----- STORED DATA -----
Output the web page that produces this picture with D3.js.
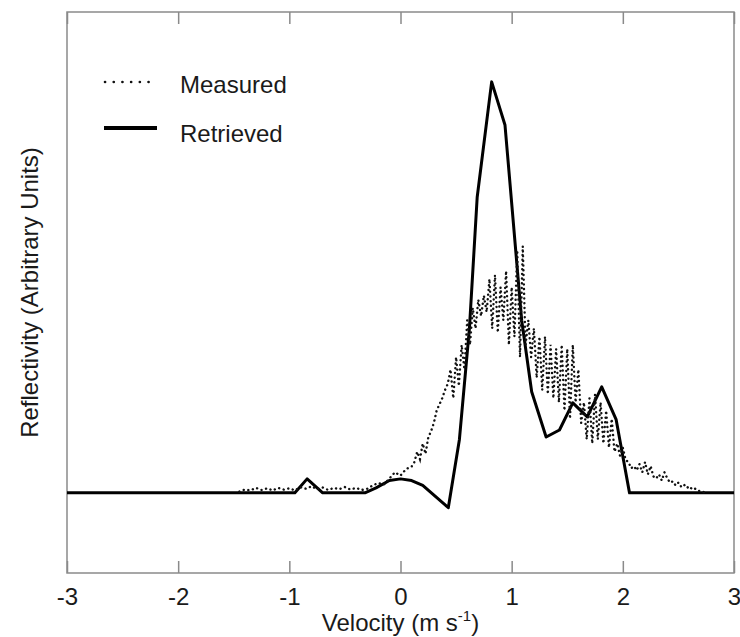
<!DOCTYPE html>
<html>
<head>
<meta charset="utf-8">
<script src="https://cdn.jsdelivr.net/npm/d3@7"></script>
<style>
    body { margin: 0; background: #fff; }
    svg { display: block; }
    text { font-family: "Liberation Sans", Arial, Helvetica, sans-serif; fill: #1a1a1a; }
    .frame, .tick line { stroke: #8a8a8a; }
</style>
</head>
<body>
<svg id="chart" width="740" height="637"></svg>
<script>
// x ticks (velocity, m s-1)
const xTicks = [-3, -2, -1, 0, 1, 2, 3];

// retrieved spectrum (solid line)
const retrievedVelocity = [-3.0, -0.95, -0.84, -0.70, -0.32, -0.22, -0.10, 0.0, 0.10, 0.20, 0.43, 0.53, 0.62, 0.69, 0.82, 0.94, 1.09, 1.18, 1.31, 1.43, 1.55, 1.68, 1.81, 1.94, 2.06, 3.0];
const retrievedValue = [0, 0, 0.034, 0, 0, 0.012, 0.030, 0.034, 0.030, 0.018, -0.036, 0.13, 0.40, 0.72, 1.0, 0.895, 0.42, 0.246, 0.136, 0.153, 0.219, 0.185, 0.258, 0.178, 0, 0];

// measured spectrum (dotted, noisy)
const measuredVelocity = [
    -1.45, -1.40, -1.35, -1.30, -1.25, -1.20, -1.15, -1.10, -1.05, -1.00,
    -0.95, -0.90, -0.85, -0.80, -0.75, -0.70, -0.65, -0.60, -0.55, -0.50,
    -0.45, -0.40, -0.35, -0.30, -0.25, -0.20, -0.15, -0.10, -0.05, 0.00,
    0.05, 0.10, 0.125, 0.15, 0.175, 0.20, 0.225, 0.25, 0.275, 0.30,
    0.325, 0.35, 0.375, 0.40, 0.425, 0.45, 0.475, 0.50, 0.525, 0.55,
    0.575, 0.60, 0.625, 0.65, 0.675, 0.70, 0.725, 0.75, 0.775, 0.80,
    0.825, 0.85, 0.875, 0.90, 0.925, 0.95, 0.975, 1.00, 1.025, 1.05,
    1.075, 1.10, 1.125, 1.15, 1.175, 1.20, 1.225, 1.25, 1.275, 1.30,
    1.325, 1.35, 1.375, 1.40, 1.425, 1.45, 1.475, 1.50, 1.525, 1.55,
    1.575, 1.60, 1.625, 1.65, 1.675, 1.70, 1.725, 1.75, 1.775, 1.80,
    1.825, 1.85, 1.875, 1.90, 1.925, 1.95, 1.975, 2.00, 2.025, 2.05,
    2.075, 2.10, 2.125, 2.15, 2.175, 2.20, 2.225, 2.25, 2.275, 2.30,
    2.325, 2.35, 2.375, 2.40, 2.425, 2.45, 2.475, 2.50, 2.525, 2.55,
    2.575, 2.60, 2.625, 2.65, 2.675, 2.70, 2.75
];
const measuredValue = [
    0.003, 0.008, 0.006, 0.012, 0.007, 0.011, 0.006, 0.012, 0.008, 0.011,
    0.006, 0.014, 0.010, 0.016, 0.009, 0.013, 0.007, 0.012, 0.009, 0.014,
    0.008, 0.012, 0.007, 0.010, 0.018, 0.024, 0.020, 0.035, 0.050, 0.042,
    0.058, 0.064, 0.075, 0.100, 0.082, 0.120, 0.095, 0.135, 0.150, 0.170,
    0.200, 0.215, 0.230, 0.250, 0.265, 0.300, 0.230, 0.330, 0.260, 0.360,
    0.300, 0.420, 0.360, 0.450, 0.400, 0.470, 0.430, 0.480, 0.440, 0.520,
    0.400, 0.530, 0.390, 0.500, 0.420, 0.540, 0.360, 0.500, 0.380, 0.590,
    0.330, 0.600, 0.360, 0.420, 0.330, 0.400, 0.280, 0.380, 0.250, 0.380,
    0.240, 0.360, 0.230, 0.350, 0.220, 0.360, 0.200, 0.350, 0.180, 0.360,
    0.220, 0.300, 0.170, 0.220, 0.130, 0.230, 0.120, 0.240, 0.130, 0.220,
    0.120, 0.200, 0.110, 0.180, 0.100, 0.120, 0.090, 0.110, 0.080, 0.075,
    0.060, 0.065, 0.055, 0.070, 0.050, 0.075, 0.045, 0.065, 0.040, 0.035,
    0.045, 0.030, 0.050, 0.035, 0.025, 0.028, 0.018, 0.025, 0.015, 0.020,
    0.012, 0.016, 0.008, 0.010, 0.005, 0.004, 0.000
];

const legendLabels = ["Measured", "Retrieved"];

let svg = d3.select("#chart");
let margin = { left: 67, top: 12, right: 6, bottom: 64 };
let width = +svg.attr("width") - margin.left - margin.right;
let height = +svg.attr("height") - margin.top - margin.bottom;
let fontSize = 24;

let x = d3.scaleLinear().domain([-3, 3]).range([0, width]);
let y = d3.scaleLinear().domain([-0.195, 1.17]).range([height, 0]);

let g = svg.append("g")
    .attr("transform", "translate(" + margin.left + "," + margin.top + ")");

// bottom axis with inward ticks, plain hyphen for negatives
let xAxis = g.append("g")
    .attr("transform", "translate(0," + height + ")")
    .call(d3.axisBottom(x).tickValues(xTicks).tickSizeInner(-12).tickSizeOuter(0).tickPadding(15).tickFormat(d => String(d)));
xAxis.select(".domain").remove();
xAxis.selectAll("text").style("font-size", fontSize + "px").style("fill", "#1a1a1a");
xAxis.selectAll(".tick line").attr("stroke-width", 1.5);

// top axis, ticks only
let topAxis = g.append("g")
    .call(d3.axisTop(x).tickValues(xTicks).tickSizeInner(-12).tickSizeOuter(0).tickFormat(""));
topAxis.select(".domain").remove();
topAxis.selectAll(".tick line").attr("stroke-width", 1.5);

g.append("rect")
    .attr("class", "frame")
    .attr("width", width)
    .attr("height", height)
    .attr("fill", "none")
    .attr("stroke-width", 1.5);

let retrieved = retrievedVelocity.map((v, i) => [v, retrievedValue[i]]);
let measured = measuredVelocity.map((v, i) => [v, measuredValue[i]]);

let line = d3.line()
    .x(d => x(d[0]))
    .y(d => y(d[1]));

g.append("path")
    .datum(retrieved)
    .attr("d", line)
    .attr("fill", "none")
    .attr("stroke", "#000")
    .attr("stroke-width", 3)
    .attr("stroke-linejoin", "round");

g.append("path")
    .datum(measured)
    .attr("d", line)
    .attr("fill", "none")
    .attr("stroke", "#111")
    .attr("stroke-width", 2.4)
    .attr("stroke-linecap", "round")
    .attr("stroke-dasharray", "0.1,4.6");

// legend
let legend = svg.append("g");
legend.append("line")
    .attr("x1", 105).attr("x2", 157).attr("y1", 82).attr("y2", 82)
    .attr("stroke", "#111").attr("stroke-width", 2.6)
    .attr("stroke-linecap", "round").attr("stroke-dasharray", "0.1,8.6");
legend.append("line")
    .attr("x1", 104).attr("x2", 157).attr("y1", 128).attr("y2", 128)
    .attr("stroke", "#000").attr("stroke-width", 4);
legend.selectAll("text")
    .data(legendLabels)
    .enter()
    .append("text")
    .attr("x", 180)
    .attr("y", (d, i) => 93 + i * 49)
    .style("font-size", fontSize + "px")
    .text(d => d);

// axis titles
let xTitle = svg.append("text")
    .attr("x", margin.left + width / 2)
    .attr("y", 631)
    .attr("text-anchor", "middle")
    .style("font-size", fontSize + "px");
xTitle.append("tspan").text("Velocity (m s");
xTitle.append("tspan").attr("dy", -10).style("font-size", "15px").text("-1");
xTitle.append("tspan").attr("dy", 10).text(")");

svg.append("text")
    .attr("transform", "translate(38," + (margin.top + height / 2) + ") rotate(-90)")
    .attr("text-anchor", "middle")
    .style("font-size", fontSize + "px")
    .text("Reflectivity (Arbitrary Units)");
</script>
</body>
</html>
-----
** WHAT TO WORK ON **
Leave the pictures out and reproduce exactly the lines from the top of the listing above through the line with "const xTicks = [-3, -2, -1, 0, 1, 2, 3];".

** REPLY TO THE EXERCISE **
Output the web page that produces this picture with D3.js.
<!DOCTYPE html>
<html>
<head>
<meta charset="utf-8">
<script src="https://cdn.jsdelivr.net/npm/d3@7"></script>
<style>
    body { margin: 0; background: #fff; }
    svg { display: block; }
    text { font-family: "Liberation Sans", Arial, Helvetica, sans-serif; fill: #1a1a1a; }
    .frame, .tick line { stroke: #8a8a8a; }
</style>
</head>
<body>
<svg id="chart" width="740" height="637"></svg>
<script>
// x ticks (velocity, m s-1)
const xTicks = [-3, -2, -1, 0, 1, 2, 3];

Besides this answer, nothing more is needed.